Indien u via de console op het systeem kunt inloggen, kunt u dit onderdeel overslaan. Indien het systeem later toegankelijk moet zijn over het netwerk, dient u SSH te installeren en de toegang op te zetten.
# apt install ssh
Standaard staat voor root (de systeembeheerder) inloggen met een wachtwoord uitgeschakeld.
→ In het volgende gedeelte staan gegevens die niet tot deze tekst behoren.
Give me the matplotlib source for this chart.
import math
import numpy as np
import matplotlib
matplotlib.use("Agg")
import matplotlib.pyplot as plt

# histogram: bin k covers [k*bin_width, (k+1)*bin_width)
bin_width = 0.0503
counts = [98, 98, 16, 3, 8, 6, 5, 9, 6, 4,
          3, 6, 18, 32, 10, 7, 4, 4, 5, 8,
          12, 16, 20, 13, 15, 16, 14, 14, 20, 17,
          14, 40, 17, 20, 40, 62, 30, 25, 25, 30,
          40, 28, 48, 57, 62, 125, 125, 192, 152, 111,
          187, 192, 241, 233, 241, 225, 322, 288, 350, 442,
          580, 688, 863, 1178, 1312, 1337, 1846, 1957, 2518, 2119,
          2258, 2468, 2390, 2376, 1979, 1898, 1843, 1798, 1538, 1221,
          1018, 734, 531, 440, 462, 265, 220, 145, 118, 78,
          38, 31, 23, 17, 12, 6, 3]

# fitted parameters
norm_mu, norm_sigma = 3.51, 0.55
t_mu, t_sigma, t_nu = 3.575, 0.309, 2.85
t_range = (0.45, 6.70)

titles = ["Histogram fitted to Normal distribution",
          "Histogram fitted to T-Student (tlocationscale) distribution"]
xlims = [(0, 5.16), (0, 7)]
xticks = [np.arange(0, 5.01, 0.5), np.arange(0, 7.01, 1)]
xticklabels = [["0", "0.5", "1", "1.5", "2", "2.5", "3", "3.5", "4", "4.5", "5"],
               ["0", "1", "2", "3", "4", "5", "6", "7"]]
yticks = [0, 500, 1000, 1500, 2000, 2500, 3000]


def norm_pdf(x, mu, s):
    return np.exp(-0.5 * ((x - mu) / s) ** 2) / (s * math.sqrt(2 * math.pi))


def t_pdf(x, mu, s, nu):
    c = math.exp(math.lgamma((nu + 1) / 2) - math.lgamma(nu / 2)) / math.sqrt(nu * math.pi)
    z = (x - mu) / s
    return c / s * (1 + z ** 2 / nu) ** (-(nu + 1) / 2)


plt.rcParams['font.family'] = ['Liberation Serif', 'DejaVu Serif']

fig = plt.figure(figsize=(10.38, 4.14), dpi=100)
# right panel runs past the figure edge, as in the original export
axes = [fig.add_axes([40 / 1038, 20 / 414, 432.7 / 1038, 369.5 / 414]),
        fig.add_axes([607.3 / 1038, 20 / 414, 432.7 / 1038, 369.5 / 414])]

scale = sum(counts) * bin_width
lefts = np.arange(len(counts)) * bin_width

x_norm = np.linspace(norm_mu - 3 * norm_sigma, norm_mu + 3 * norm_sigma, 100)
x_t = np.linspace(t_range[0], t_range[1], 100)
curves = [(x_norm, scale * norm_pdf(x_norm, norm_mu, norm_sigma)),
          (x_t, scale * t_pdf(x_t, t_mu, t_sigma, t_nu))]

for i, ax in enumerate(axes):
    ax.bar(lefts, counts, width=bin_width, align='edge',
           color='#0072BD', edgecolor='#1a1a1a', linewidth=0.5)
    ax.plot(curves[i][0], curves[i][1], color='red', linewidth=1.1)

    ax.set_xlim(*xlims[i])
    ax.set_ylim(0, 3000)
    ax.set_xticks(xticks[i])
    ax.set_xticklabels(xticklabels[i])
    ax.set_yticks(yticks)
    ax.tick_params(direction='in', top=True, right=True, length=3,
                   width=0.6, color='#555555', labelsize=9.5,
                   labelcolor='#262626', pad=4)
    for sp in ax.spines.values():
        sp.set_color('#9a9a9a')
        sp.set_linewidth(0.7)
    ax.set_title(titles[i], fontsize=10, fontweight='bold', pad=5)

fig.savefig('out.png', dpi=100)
Dus kan het instellen van de toegang gebeuren door een wachtwoord in te stellen en inloggen met een wachtwoord voor root terug mogelijk te maken:
# passwd # editor /etc/ssh/sshd_config
De volgende optie moet geactiveerd worden:
PermitRootLogin yes
De toegang kan ook mogelijk gemaakt worden door aan het account van root een ssh-sleutel toe te voegen:
# mkdir /root/.ssh # cat << EOF > /root/.ssh/authorized_keys ssh-rsa .... EOF
Tenslotte kan de toegang ook mogelijk gemaakt worden door een gewone gebruiker toe te voegen en voor deze een wachtwoord in te stellen:
# adduser joe # passwd joe
Zoals reeds eerder vermeld werd, zal het geïnstalleerde systeem erg basaal zijn. Indien u liever heeft dat het systeem wat meer voldragen is, kunt u op een makkelijke manier alle pakketten installeren die een prioriteit “standard” (standaard) hebben:
# tasksel install standard
U kunt natuurlijk ook gewoon apt gebruiken om individuele pakketten te installeren.
Na de installatie zullen er zich in /var/cache/apt/archives/
een heleboel gedownloade pakketten bevinden. U kunt schijfruimte vrijmaken met de opdracht:
# apt clean
[22] Het betreft hier de belangrijkste GNU hulpprogramma's en commando's zoals sed, grep, tar en gzip.